Nor need one be a conspiracy theorist to see the risks for Mr Brown. The chancellor might be happy to disport himself as prime minister in waiting, addressing issues of national security, questioning the sincerity and seriousness of a new-found Tory antipathy to this government's authoritarian instincts.

Yet the realities of power and its current distribution can bring him up short. So, for example, while he hints strongly on the BBC that he would like to see a new single national security ministry established, he cannot actually answer the question when put to him directly, for the obvious reason that he hasn't cleared it with Mr Blair. This is precisely the fear of many eager to see Labour renew itself in office under a Brown premiership; that loyalty to the Blair agenda is the price for the liberty to set out his stall, so inevitably disappointing those who anticipate something different when the change comes.

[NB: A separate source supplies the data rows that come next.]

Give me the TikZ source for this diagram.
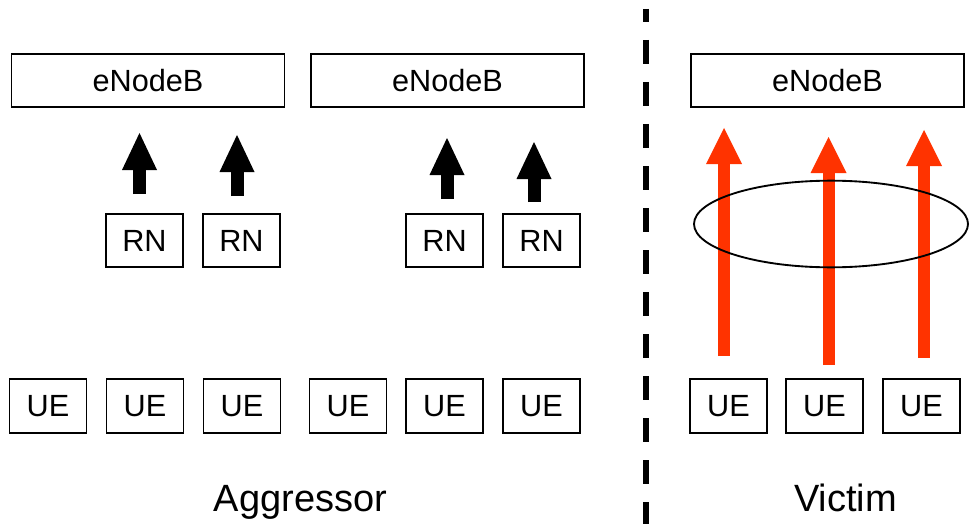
\documentclass[tikz,border=0pt]{standalone}
\usepackage{fontspec}
\setmainfont{Liberation Sans}
\usetikzlibrary{arrows.meta,shapes.geometric}
\definecolor{hot}{HTML}{FF3300}
\tikzset{
  enb/.style={
    rectangle, draw=black, line width=1.4pt, fill=white,
    minimum width=204.75pt, minimum height=39.75pt,
    font=\fontsize{23}{27}\selectfont, inner sep=0pt
  },
  term/.style={enb, minimum width=57.75pt, minimum height=40pt},
  blkarr/.style={-{Triangle[length=27.75pt, width=26.25pt, line width=0pt]}, line width=9.75pt, black},
  hotarr/.style={-{Triangle[length=27pt, width=27pt, line width=0pt]}, line width=9pt, hot},
  side/.style={font=\fontsize{28.5}{33}\selectfont, anchor=base, inner sep=0pt}
}

\begin{document}
\begin{tikzpicture}[x=0.75pt, y=-0.75pt]
\useasboundingbox (0,0) rectangle (969,524);

\node[enb] (enb1) at (148,80.5) {eNodeB};
\node[enb] (enb2) at (447.5,80.5) {eNodeB};
\node[enb] (enb3) at (827.5,80.5) {eNodeB};

\node[term] (rn1) at (144.5,240.5) {RN};
\node[term] (rn2) at (241.5,240.5) {RN};
\node[term] (rn3) at (444.5,240.5) {RN};
\node[term] (rn4) at (541.5,240.5) {RN};

\node[term] (ue1) at (48,406) {UE};
\node[term] (ue2) at (145,406) {UE};
\node[term] (ue3) at (242,406) {UE};
\node[term] (ue4) at (348,406) {UE};
\node[term] (ue5) at (444.5,406) {UE};
\node[term] (ue6) at (541.5,406) {UE};
\node[term] (ue7) at (728.5,406) {UE};
\node[term] (ue8) at (824.5,406) {UE};
\node[term] (ue9) at (921.5,406) {UE};

% relay uplinks
\coordinate (b1) at (139.5,194); \coordinate (t1) at (139.5,133);
\coordinate (b2) at (237,196);   \coordinate (t2) at (237,135);
\coordinate (b3) at (447,199);   \coordinate (t3) at (447,138);
\coordinate (b4) at (534,202);   \coordinate (t4) at (534,142);
\draw[blkarr] (b1) -- (t1);
\draw[blkarr] (b2) -- (t2);
\draw[blkarr] (b3) -- (t3);
\draw[blkarr] (b4) -- (t4);

% direct UE uplinks
\coordinate (v1) at (724,356);   \coordinate (w1) at (724,128);
\coordinate (v2) at (828.5,365); \coordinate (w2) at (828.5,137);
\coordinate (v3) at (924,358);   \coordinate (w3) at (924,130);
\draw[hotarr] (v1) -- (w1);
\draw[hotarr] (v2) -- (w2);
\draw[hotarr] (v3) -- (w3);

\node[ellipse, draw, line width=1.4pt, minimum width=205.5pt, minimum height=65pt, inner sep=0pt] (cell) at (831,224) {};

% divider
\coordinate (divtop) at (646,9);
\coordinate (divbot) at (646,524);
\draw[line width=4.5pt, dash pattern=on 18pt off 13.5pt, dash phase=8.25pt] (divtop) -- (divbot);

\node[side] (aggr) at (300.5,511) {Aggressor};
\node[side] (vict) at (845.5,511) {Victim};

\end{tikzpicture}
\end{document}
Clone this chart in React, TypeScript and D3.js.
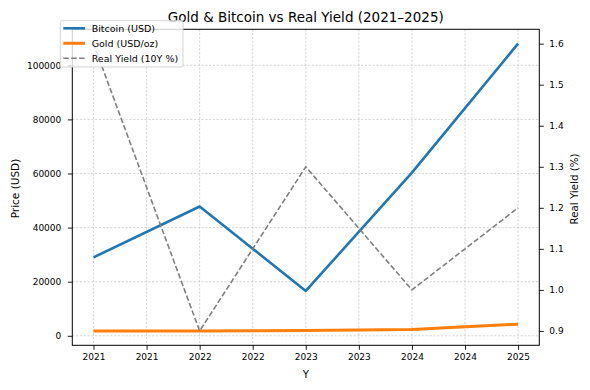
import React, { useEffect, useRef } from 'react';
import * as d3 from 'd3';

// data
const years = [2021, 2022, 2023, 2024, 2025];
const bitcoin = [29000, 47800, 16600, 60300, 108000];
const gold = [1800, 1800, 1950, 2350, 4300];
const realYield = [1.6, 0.9, 1.3, 1.0, 1.2];

const xTickValues = [2021, 2021.5, 2022, 2022.5, 2023, 2023.5, 2024, 2024.5, 2025];
const xTickLabels = ['2021', '2021', '2022', '2022', '2023', '2023', '2024', '2024', '2025'];
const priceTicks = [0, 20000, 40000, 60000, 80000, 100000];
const yieldTicks = [0.9, 1.0, 1.1, 1.2, 1.3, 1.4, 1.5, 1.6];

const legendItems = [
  { label: 'Bitcoin (USD)', color: '#1f77b4', width: 2.6, dash: null },
  { label: 'Gold (USD/oz)', color: '#ff7f0e', width: 3, dash: null },
  { label: 'Real Yield (10Y %)', color: '#7f7f7f', width: 1.6, dash: '5.5,2.4' },
];

const FONT = 'DejaVu Sans, sans-serif';

// matplotlib style 5% padding
const padded = (vals: number[]): [number, number] => {
  const [lo, hi] = d3.extent(vals) as [number, number];
  const m = (hi - lo) * 0.05;
  return [lo - m, hi + m];
};

const App = () => {
  const ref = useRef<SVGSVGElement>(null);

  useEffect(() => {
    const svg = d3.select(ref.current).attr('width', 590).attr('height', 390);
    svg.selectAll('*').remove();

    const left = 72.3, right = 539.3, top = 29.3, bottom = 345.3;

    const x = d3.scaleLinear().domain(padded(years)).range([left, right]);
    const y = d3.scaleLinear().domain(padded([...bitcoin, ...gold])).range([bottom, top]);
    const y2 = d3.scaleLinear().domain(padded(realYield)).range([bottom, top]);

    svg.append('rect').attr('width', 590).attr('height', 390).attr('fill', '#fff');

    // grid
    const grid = svg.append('g').attr('stroke', '#b8b8b8').attr('stroke-width', 0.6)
      .attr('stroke-dasharray', '2.2,1.6');
    grid.selectAll('.gx').data(xTickValues).enter().append('line')
      .attr('x1', d => x(d)).attr('x2', d => x(d)).attr('y1', top).attr('y2', bottom);
    grid.selectAll('.gy').data(priceTicks).enter().append('line')
      .attr('x1', left).attr('x2', right).attr('y1', d => y(d)).attr('y2', d => y(d));

    // axes
    const styleAxis = (g: any) => {
      g.select('.domain').remove();
      g.selectAll('line').attr('stroke', '#000').attr('stroke-width', 0.9);
      g.selectAll('text').attr('font-family', FONT).attr('font-size', 9).attr('fill', '#000');
    };

    svg.append('g').attr('transform', `translate(0,${bottom})`)
      .call(d3.axisBottom(x).tickValues(xTickValues).tickSize(4.5).tickPadding(3.5)
        .tickFormat((_d, i) => xTickLabels[i]))
      .call(styleAxis);

    svg.append('g').attr('transform', `translate(${left},0)`)
      .call(d3.axisLeft(y).tickValues(priceTicks).tickSize(4.5).tickPadding(6.5)
        .tickFormat(d3.format('d')))
      .call(styleAxis);

    svg.append('g').attr('transform', `translate(${right},0)`)
      .call(d3.axisRight(y2).tickValues(yieldTicks).tickSize(4.5).tickPadding(5.5)
        .tickFormat(d3.format('.1f')))
      .call(styleAxis);

    // lines
    const priceLine = (vals: number[]) =>
      d3.line<number>().x((_d, i) => x(years[i])).y(d => y(d))(vals);
    const yieldLine = d3.line<number>().x((_d, i) => x(years[i])).y(d => y2(d));

    svg.append('path').attr('d', priceLine(bitcoin)).attr('fill', 'none')
      .attr('stroke', '#1f77b4').attr('stroke-width', 2.6).attr('stroke-linejoin', 'round');
    svg.append('path').attr('d', priceLine(gold)).attr('fill', 'none')
      .attr('stroke', '#ff7f0e').attr('stroke-width', 3).attr('stroke-linejoin', 'round');
    svg.append('path').attr('d', yieldLine(realYield)).attr('fill', 'none')
      .attr('stroke', '#7f7f7f').attr('stroke-width', 1.6).attr('stroke-dasharray', '5.5,2.4');

    // spines
    svg.append('rect').attr('x', left).attr('y', top)
      .attr('width', right - left).attr('height', bottom - top)
      .attr('fill', 'none').attr('stroke', '#000').attr('stroke-width', 1);

    // labels
    svg.append('text').attr('x', (left + right) / 2).attr('y', 21.5)
      .attr('text-anchor', 'middle').attr('font-family', FONT).attr('font-size', 13.5)
      .text('Gold & Bitcoin vs Real Yield (2021–2025)');
    svg.append('text').attr('x', (left + right) / 2).attr('y', 378)
      .attr('text-anchor', 'middle').attr('font-family', FONT).attr('font-size', 10.2)
      .text('Y');
    svg.append('text').attr('transform', 'translate(19,188.5) rotate(-90)')
      .attr('text-anchor', 'middle').attr('font-family', FONT).attr('font-size', 10.5)
      .text('Price (USD)');
    svg.append('text').attr('transform', 'translate(578,189) rotate(-90)')
      .attr('text-anchor', 'middle').attr('font-family', FONT).attr('font-size', 10.3)
      .text('Real Yield (%)');

    // legend
    const lg = svg.append('g');
    lg.append('rect').attr('x', 60.3).attr('y', 20.7).attr('width', 122.7).attr('height', 46.3)
      .attr('rx', 2).attr('fill', '#fff').attr('fill-opacity', 0.8)
      .attr('stroke', '#d0d0d0').attr('stroke-width', 0.9);
    const rows = lg.selectAll('.item').data(legendItems).enter().append('g')
      .attr('transform', (_d, i) => `translate(0,${28.3 + i * 15})`);
    rows.append('line').attr('x1', 63.3).attr('x2', 85).attr('y1', 0).attr('y2', 0)
      .attr('stroke', d => d.color).attr('stroke-width', d => d.width)
      .attr('stroke-dasharray', d => d.dash);
    rows.append('text').attr('x', 91.7).attr('y', 0).attr('dy', '0.35em')
      .attr('font-family', FONT).attr('font-size', 9.5).attr('fill', '#000')
      .text(d => d.label);
  }, []);

  return (
    <svg ref={ref} style={{ position: 'absolute', left: 0, top: 0, display: 'block' }}></svg>
  );
};

export default App;
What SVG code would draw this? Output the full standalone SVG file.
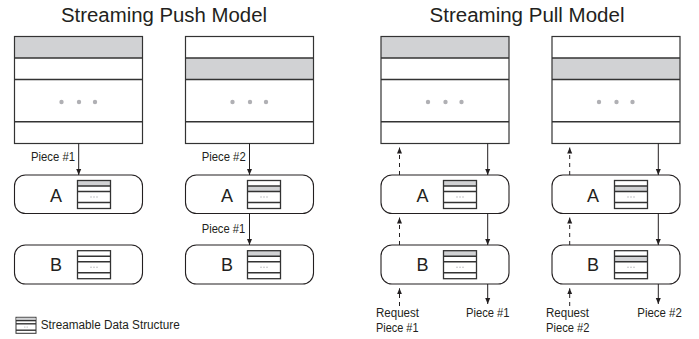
<svg xmlns="http://www.w3.org/2000/svg" xmlns:xlink="http://www.w3.org/1999/xlink" width="699" height="339" viewBox="0 0 699 339">
<style>
.title{font-family:"Liberation Sans",Arial,sans-serif;font-size:20px;fill:#231f20;text-anchor:middle}
.lbl{font-family:"Liberation Sans",Arial,sans-serif;font-size:12px;fill:#231f20}
.letter{font-family:"Liberation Sans",Arial,sans-serif;font-size:18px;fill:#231f20;text-anchor:middle}
.box{fill:#fff;stroke:#333;stroke-width:1.2}
.row{stroke:#333;stroke-width:1.4}
.gray{fill:#d1d2d4}
.node{fill:#fff;stroke:#231f20;stroke-width:1.1}
.dot{fill:#b0b0b4}
.solid{stroke:#231f20;stroke-width:1;fill:none;marker-end:url(#ah)}
.dash{stroke:#231f20;stroke-width:1;fill:none;stroke-dasharray:4 4;marker-end:url(#ah)}
</style>
<defs>
<marker id="ah" markerUnits="userSpaceOnUse" markerWidth="6" markerHeight="6" viewBox="0 0 6 6" refX="6" refY="3" orient="auto">
<path d="M0,0.5 L6,3 L0,5.5 Z" fill="#231f20"/>
</marker>
<g id="iconBase">
<rect x="0" y="0" width="33" height="28" fill="none" stroke="#333" stroke-width="1.3"/>
<line class="row" x1="0" y1="5.5" x2="33" y2="5.5" stroke-width="1.2"/>
<line class="row" x1="0" y1="11" x2="33" y2="11" stroke-width="1.2"/>
<line class="row" x1="0" y1="22" x2="33" y2="22" stroke-width="1.2"/>
<circle class="dot" cx="13.5" cy="16.5" r="0.7"/>
<circle class="dot" cx="16.5" cy="16.5" r="0.7"/>
<circle class="dot" cx="19.5" cy="16.5" r="0.7"/>
</g>
<g id="iconN"><rect x="0" y="0" width="33" height="28" fill="#fff"/><use xlink:href="#iconBase"/></g>
<g id="icon1"><rect x="0" y="0" width="33" height="28" fill="#fff"/><rect class="gray" x="0" y="0" width="33" height="5.5"/><use xlink:href="#iconBase"/></g>
<g id="icon2"><rect x="0" y="0" width="33" height="28" fill="#fff"/><rect class="gray" x="0" y="5.5" width="33" height="5.5"/><use xlink:href="#iconBase"/></g>
<g id="bigBase">
<rect x="0" y="0" width="128" height="107" fill="none" stroke="#333" stroke-width="1.2"/>
<line class="row" x1="0" y1="21.5" x2="128" y2="21.5"/>
<line class="row" x1="0" y1="43" x2="128" y2="43"/>
<line class="row" x1="0" y1="85.2" x2="128" y2="85.2"/>
<circle class="dot" cx="47" cy="65.5" r="2.2"/>
<circle class="dot" cx="64.5" cy="65.5" r="2.2"/>
<circle class="dot" cx="80.5" cy="65.5" r="2.2"/>
</g>
<g id="big1"><rect x="0" y="0" width="128" height="107" fill="#fff"/><rect class="gray" x="0" y="0" width="128" height="21.5"/><use xlink:href="#bigBase"/></g>
<g id="big2"><rect x="0" y="0" width="128" height="107" fill="#fff"/><rect class="gray" x="0" y="21.5" width="128" height="21.5"/><use xlink:href="#bigBase"/></g>
</defs>

<text class="title" x="164" y="22" textLength="206" lengthAdjust="spacingAndGlyphs">Streaming Push Model</text>
<text class="title" x="527" y="22" textLength="195" lengthAdjust="spacingAndGlyphs">Streaming Pull Model</text>

<g id="push-store-1"><use xlink:href="#big1" x="14.5" y="36.5"/></g>
<g id="push-store-2"><use xlink:href="#big2" x="185.5" y="36.5"/></g>
<g id="pull-store-1"><use xlink:href="#big1" x="381" y="36.5"/></g>
<g id="pull-store-2"><use xlink:href="#big2" x="552" y="36.5"/></g>

<g id="push-A-1"><rect class="node" x="14.5" y="175" width="128" height="38.5" rx="11"/><text class="letter" x="56" y="201.5">A</text><use xlink:href="#icon1" x="77.5" y="180.5"/></g>
<g id="push-B-1"><rect class="node" x="14.5" y="245" width="128" height="39" rx="11"/><text class="letter" x="56" y="271">B</text><use xlink:href="#iconN" x="77.5" y="250.7"/></g>
<g id="push-A-2"><rect class="node" x="185.5" y="175" width="128" height="38.5" rx="11"/><text class="letter" x="227" y="201.5">A</text><use xlink:href="#icon2" x="247.5" y="180.5"/></g>
<g id="push-B-2"><rect class="node" x="185.5" y="245" width="128" height="39" rx="11"/><text class="letter" x="227" y="271">B</text><use xlink:href="#icon1" x="247.5" y="250.7"/></g>

<g id="pull-A-1"><rect class="node" x="381" y="175" width="128" height="38.5" rx="11"/><text class="letter" x="422.5" y="201.5">A</text><use xlink:href="#icon1" x="443.5" y="180.5"/></g>
<g id="pull-B-1"><rect class="node" x="381" y="245" width="128" height="39" rx="11"/><text class="letter" x="422.5" y="271">B</text><use xlink:href="#icon1" x="443.5" y="250.7"/></g>
<g id="pull-A-2"><rect class="node" x="552" y="175" width="128" height="38.5" rx="11"/><text class="letter" x="593" y="201.5">A</text><use xlink:href="#icon2" x="614.5" y="180.5"/></g>
<g id="pull-B-2"><rect class="node" x="552" y="245" width="128" height="39" rx="11"/><text class="letter" x="593" y="271">B</text><use xlink:href="#icon2" x="614.5" y="250.7"/></g>

<g id="connectors">
<line class="solid" x1="78.7" y1="143.5" x2="78.7" y2="175"/>
<line class="solid" x1="249.5" y1="143.5" x2="249.5" y2="175"/>
<line class="solid" x1="249.5" y1="213.5" x2="249.5" y2="245"/>

<line class="dash" x1="399.5" y1="175" x2="399.5" y2="147.5"/>
<line class="solid" x1="487.7" y1="143.5" x2="487.7" y2="175"/>
<line class="dash" x1="399.5" y1="245" x2="399.5" y2="217.5"/>
<line class="solid" x1="487.7" y1="213.5" x2="487.7" y2="245"/>
<line class="dash" x1="399.5" y1="306" x2="399.5" y2="288.3"/>
<line class="solid" x1="487.7" y1="284" x2="487.7" y2="304"/>

<line class="dash" x1="569.7" y1="175" x2="569.7" y2="147.5"/>
<line class="solid" x1="658.3" y1="143.5" x2="658.3" y2="175"/>
<line class="dash" x1="569.7" y1="245" x2="569.7" y2="217.5"/>
<line class="solid" x1="658.3" y1="213.5" x2="658.3" y2="245"/>
<line class="dash" x1="569.7" y1="306" x2="569.7" y2="288.3"/>
<line class="solid" x1="658.3" y1="284" x2="658.3" y2="304"/>
</g>

<g id="labels">
<text class="lbl" x="31" y="161" textLength="44" lengthAdjust="spacingAndGlyphs">Piece #1</text>
<text class="lbl" x="201.7" y="161" textLength="44" lengthAdjust="spacingAndGlyphs">Piece #2</text>
<text class="lbl" x="201.7" y="233" textLength="43.5" lengthAdjust="spacingAndGlyphs">Piece #1</text>
<text class="lbl" x="376" y="316.7" textLength="43" lengthAdjust="spacingAndGlyphs">Request</text>
<text class="lbl" x="376" y="331.7" textLength="42.5" lengthAdjust="spacingAndGlyphs">Piece #1</text>
<text class="lbl" x="466" y="316.7" textLength="43.5" lengthAdjust="spacingAndGlyphs">Piece #1</text>
<text class="lbl" x="546" y="316.7" textLength="43" lengthAdjust="spacingAndGlyphs">Request</text>
<text class="lbl" x="546" y="331.7" textLength="43.5" lengthAdjust="spacingAndGlyphs">Piece #2</text>
<text class="lbl" x="637.3" y="316.7" textLength="44.5" lengthAdjust="spacingAndGlyphs">Piece #2</text>
</g>

<g id="legend">
<rect x="16" y="317.3" width="20" height="16" fill="#fff" stroke="#333" stroke-width="1"/>
<rect class="gray" x="16.5" y="317.8" width="19" height="2.8"/>
<line class="row" x1="16" y1="320.6" x2="36" y2="320.6" stroke-width="1"/>
<line class="row" x1="16" y1="323.8" x2="36" y2="323.8" stroke-width="1"/>
<line class="row" x1="16" y1="330.2" x2="36" y2="330.2" stroke-width="1"/>
<circle class="dot" cx="24.5" cy="327" r="0.5"/>
<circle class="dot" cx="26" cy="327" r="0.5"/>
<circle class="dot" cx="27.5" cy="327" r="0.5"/>
<text class="lbl" x="40.7" y="329.3" textLength="139" lengthAdjust="spacingAndGlyphs">Streamable Data Structure</text>
</g>
</svg>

Not the least worrying for such people is the news (which they are sure didn't come from the Brown camp) that Blair's former communications director Alastair Campbell is helping prepare the chancellor for the transition. "This is not good news," says one Labour expert, recalling that "trust" was a major factor in last year's general election and that Brown's task is to somehow distinguish himself from what has gone before.

And it is perhaps the application of New Labour's old spin-doctoring techniques now on Brown's behalf which is proving the most discomfiting. As in the arguments over education policy, Blairites can rightly argue it is not in Brown's interests to inherit a divided party which rejects "reform" and appears to redefine itself as something other than "New Labour". Yet it has to be a mistake to let the British public know attempts are being made to "humanise" the Brown appeal.

Personal charm is hardly going to be the strongest asset of a man whose obvious pitch is weight and authority - and the promise that he will amount to something more than Blair Mark II. The prime minister in waiting would be better advised to simply wait.